Seoul, Tokyo’s envoys meet but don’t concur
Korean Foreign Minister Kang Kyung-wha and her Japanese counterpart, Taro Kono, met separately on the sidelines of the trilateral foreign ministers’ meeting but made no progress on their diplomatic-economic dispute, though they agreed to continue to hold talks.
Kang met with Kono for 35 minutes from 2 p.m., China Standard Time, and mainly discussed Japan’s new trade restrictions on Korea, the forced labor issue and Korean Peninsula affairs, according to Korean diplomats. Kono was said to have raised their bilateral military intelligence-sharing accord, the General Security of Military Information Agreement (Gsomia), though precisely what he said was not known. Kang was said to have replied that Seoul was “reviewing” its decision whether to extend the information sharing pact or not.

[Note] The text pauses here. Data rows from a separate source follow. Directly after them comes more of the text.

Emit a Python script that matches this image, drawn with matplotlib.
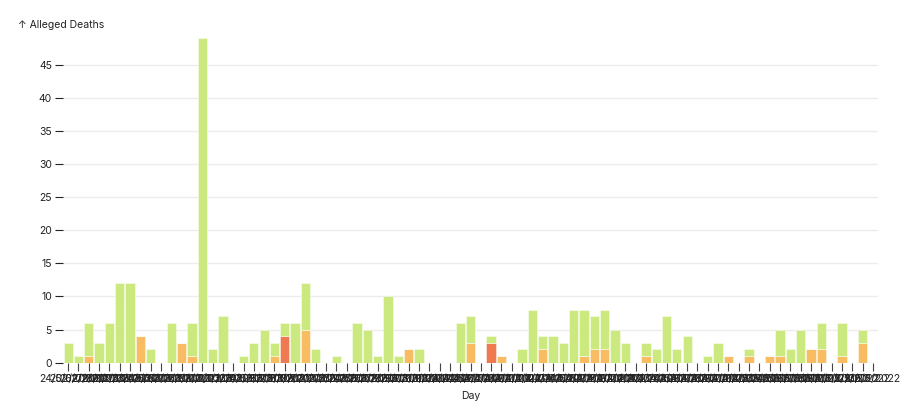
import matplotlib
matplotlib.use('Agg')
import matplotlib.pyplot as plt
import numpy as np
import pandas as pd

plt.rcParams['font.family'] = ['Inter', 'DejaVu Sans']

# one bar per day, 24/02/2022 onwards
days = pd.date_range('2022-02-24', periods=79, freq='D').strftime('%d/%m/%Y').tolist()

# totals per category (green = other, orange, red)
orange = [0, 0, 1, 0, 0, 0, 0, 4, 0, 0,
          0, 3, 1, 0, 0, 0, 0, 0, 0, 0,
          1, 0, 0, 5, 0, 0, 0, 0, 0, 0,
          0, 0, 0, 2, 0, 0, 0, 0, 0, 3,
          0, 0, 1, 0, 0, 0, 2, 0, 0, 0,
          1, 2, 2, 0, 0, 0, 1, 0, 0, 0,
          0, 0, 0, 0, 1, 0, 1, 0, 1, 1,
          0, 0, 2, 2, 0, 1, 0, 3, 0]
red = [0, 0, 0, 0, 0, 0, 0, 0, 0, 0,
       0, 0, 0, 0, 0, 0, 0, 0, 0, 0,
       0, 4, 0, 0, 0, 0, 0, 0, 0, 0,
       0, 0, 0, 0, 0, 0, 0, 0, 0, 0,
       0, 3, 0, 0, 0, 0, 0, 0, 0, 0,
       0, 0, 0, 0, 0, 0, 0, 0, 0, 0,
       0, 0, 0, 0, 0, 0, 0, 0, 0, 0,
       0, 0, 0, 0, 0, 0, 0, 0, 0]
green = [3, 1, 5, 3, 6, 12, 12, 0, 2, 0,
         6, 0, 5, 49, 2, 7, 0, 1, 3, 5,
         2, 2, 6, 7, 2, 0, 1, 0, 6, 5,
         1, 10, 1, 0, 2, 0, 0, 0, 6, 4,
         0, 1, 0, 0, 2, 8, 2, 4, 3, 8,
         7, 5, 6, 5, 3, 0, 2, 2, 7, 2,
         4, 0, 1, 3, 0, 0, 1, 0, 0, 4,
         2, 5, 0, 4, 0, 5, 0, 2, 0]

colors = {'orange': '#f8bd63', 'red': '#ef7a52', 'green': '#cbe97f'}

fig = plt.figure(figsize=(9.1, 4.07), dpi=100)
ax = fig.add_axes([63 / 910, 1 - 362.7 / 407, 815 / 910, (362.7 - 38) / 407])

x = np.arange(len(days))
o = np.array(orange)
r = np.array(red)
g = np.array(green)
kw = dict(width=0.9, linewidth=0.6, edgecolor=(1, 1, 1, 0.5), zorder=2)
ax.bar(x, o, color=colors['orange'], **kw)
ax.bar(x, r, bottom=o, color=colors['red'], **kw)
ax.bar(x, g, bottom=o + r, color=colors['green'], **kw)

ax.set_xlim(-0.5, len(days) - 0.5)
ax.set_ylim(0, 49)
ax.set_yticks(range(0, 50, 5))
ax.grid(axis='y', color='#ececec', linewidth=1, zorder=0)
for s in ax.spines.values():
    s.set_visible(False)

ax.tick_params(axis='y', length=6, width=0.8, color='#222222', labelsize=7.5,
               labelcolor='#222222', pad=2)
ax.set_xticks(x)
ax.set_xticklabels(days, fontsize=7.5, color='#222222')
ax.tick_params(axis='x', length=6, width=0.8, color='#444444', pad=2)

fig.text(18 / 910, 1 - 25 / 407, '\u2191 Alleged Deaths', fontsize=7.5, color='#222222',
         va='center', ha='left')
fig.text(470.5 / 910, 1 - 396 / 407, 'Day', fontsize=7.5, color='#222222',
         va='center', ha='center')

fig.savefig('out.png', dpi=100)
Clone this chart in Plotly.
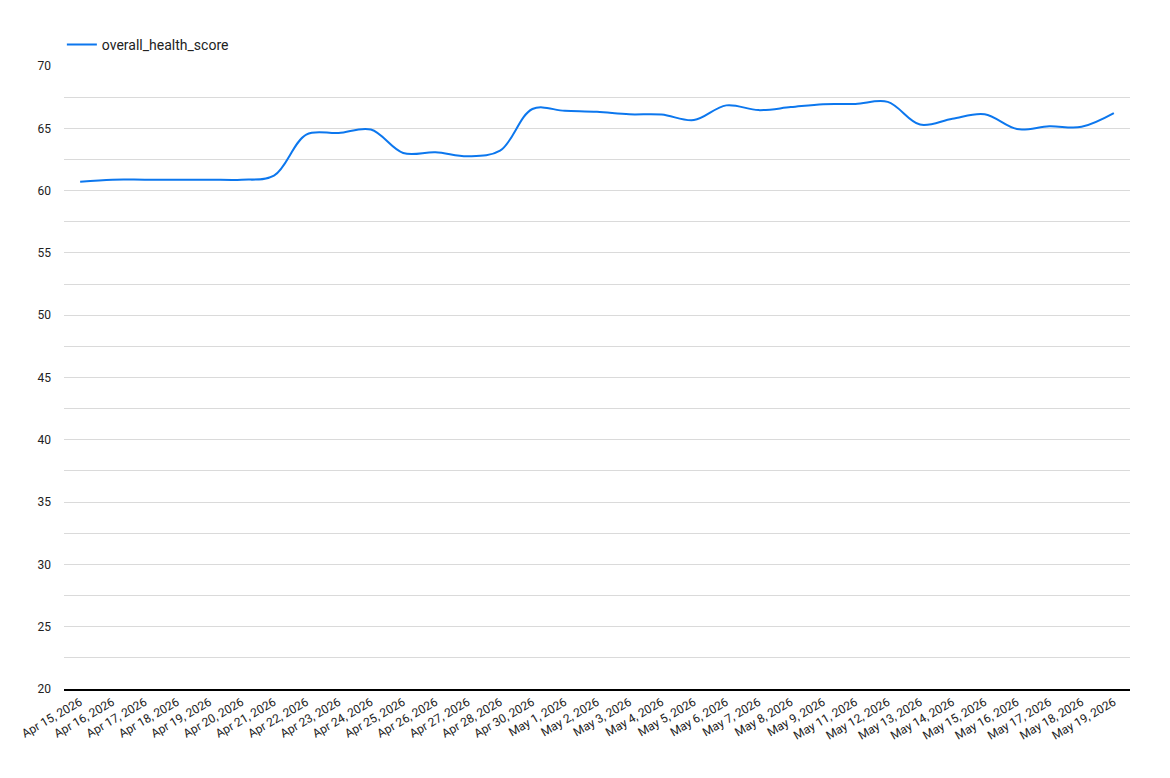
import plotly.graph_objects as go

dates = ["Apr 15, 2026", "Apr 16, 2026", "Apr 17, 2026", "Apr 18, 2026", "Apr 19, 2026",
         "Apr 20, 2026", "Apr 21, 2026", "Apr 22, 2026", "Apr 23, 2026", "Apr 24, 2026",
         "Apr 25, 2026", "Apr 26, 2026", "Apr 27, 2026", "Apr 28, 2026", "Apr 30, 2026",
         "May 1, 2026", "May 2, 2026", "May 3, 2026", "May 4, 2026", "May 5, 2026",
         "May 6, 2026", "May 7, 2026", "May 8, 2026", "May 9, 2026", "May 11, 2026",
         "May 12, 2026", "May 13, 2026", "May 14, 2026", "May 15, 2026", "May 16, 2026",
         "May 17, 2026", "May 18, 2026", "May 19, 2026"]

overall_health_score = [60.72, 60.88, 60.88, 60.88, 60.88,
                        60.87, 61.2, 64.5, 64.62, 64.9,
                        63.02, 63.08, 62.76, 63.2, 66.55,
                        66.4, 66.32, 66.12, 66.1, 65.66,
                        66.84, 66.46, 66.7, 66.94, 66.96,
                        67.12, 65.3, 65.77, 66.12, 64.94,
                        65.16, 65.12, 66.22]

y_ticks = [20, 25, 30, 35, 40, 45, 50, 55, 60, 65, 70]

fig = go.Figure()
fig.add_trace(go.Scatter(
    x=dates, y=overall_health_score, mode="lines",
    name="overall_health_score",
    line=dict(color="#0c77ee", width=2, shape="spline", smoothing=1.0),
))

fig.update_layout(
    width=1170, height=778,
    margin=dict(l=64, r=40, t=66, b=89),
    paper_bgcolor="white", plot_bgcolor="white",
    font=dict(family="Roboto, Arial, sans-serif", size=12, color="#222222"),
    showlegend=True,
    legend=dict(orientation="h", x=-0.002, y=1.008, xanchor="left", yanchor="bottom",
                font=dict(size=14, color="#222222"), itemwidth=30),
    xaxis=dict(type="category", tickangle=-30, showgrid=False,
               showline=True, linecolor="#000000", linewidth=1.5,
               ticks="", range=[-0.5, len(dates) - 0.5], fixedrange=True,
               tickfont=dict(size=12, color="#222222")),
    yaxis=dict(range=[20, 70], tickvals=y_ticks, showgrid=True,
               gridcolor="#dadada", gridwidth=1, zeroline=False,
               minor=dict(dtick=2.5, tick0=20, showgrid=True, gridcolor="#dadada", gridwidth=1),
               ticks="", ticklabelstandoff=12, tickfont=dict(size=12, color="#222222")),
)

fig.write_html("out.html")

Kang’s meeting with Kono was the most important meeting in Beijing this week given the strained ties between the neighboring countries and the upcoming deadline for Gsomia.
Signed in November 2016, Gsomia is renewed automatically every year unless either of the two countries decides to scrap it. The country wishing to walk out must give at least 90 days’ notice, meaning the last opportunity to do so before the latest agreement expires is this Saturday.
Seoul has been toying with the possibility of withdrawing from the agreement in retaliation for Japan’s removal of Korea from a so-called white list of countries receiving preferential treatment in trade, saying a final decision would, in part, depend on Kang’s meeting with Kono Wednesday.
The Kang-Kono meeting also came shortly before Japan’s removal of Korea from its white list formally goes into effect next Wednesday.
Korean government officials told local media that Kang expressed “regret” to Kono for Tokyo’s plan to remove Korea from its white list and asked the Shinzo Abe administration to cancel the move. Kang also mentioned Japan’s alleged plans to dispose of contaminated water from its stricken Fukushima nuclear plant into the Pacific Ocean, saying Seoul hopes Tokyo makes the wise decision not to follow through.
On the forced labor issue, both sides were said to have repeated their respective stances, which would mean Kang said the Korean government can not interfere in Korean Supreme Court rulings that ordered Japanese companies to compensate Koreans forced to work for them during World War II, while Kono said all compensations were settled in a 1965 accord normalizing relations with Seoul, through which Japan provided Korea with an economic cooperation fund.
Before Kang’s bilateral meeting with Kono on Wednesday was a trilateral meeting that also included Chinese Foreign Minister Wang Yi. In a press conference following the three-way talks, Kang said the three countries agreed to join efforts to achieve the complete denuclearization of the Korean Peninsula and bring “permanent peace” on the basis that they share the responsibility of guaranteeing peace and stability in Northeast Asia.
The three nations also agreed on an economic cooperation system involving Korea, Japan, China and “a third country.” Wang said he hoped to build an East Asia cooperative system by accelerating talks for the signing of a Seoul-Beijing-Tokyo free trade agreement and the Regional Comprehensive Economic Partnership (RCEP), a proposed free trade agreement between 16 Asian countries including South Korea, Japan and China.
Wang vowed to cooperate with Korea and Japan to successfully host a trilateral summit at the year’s end.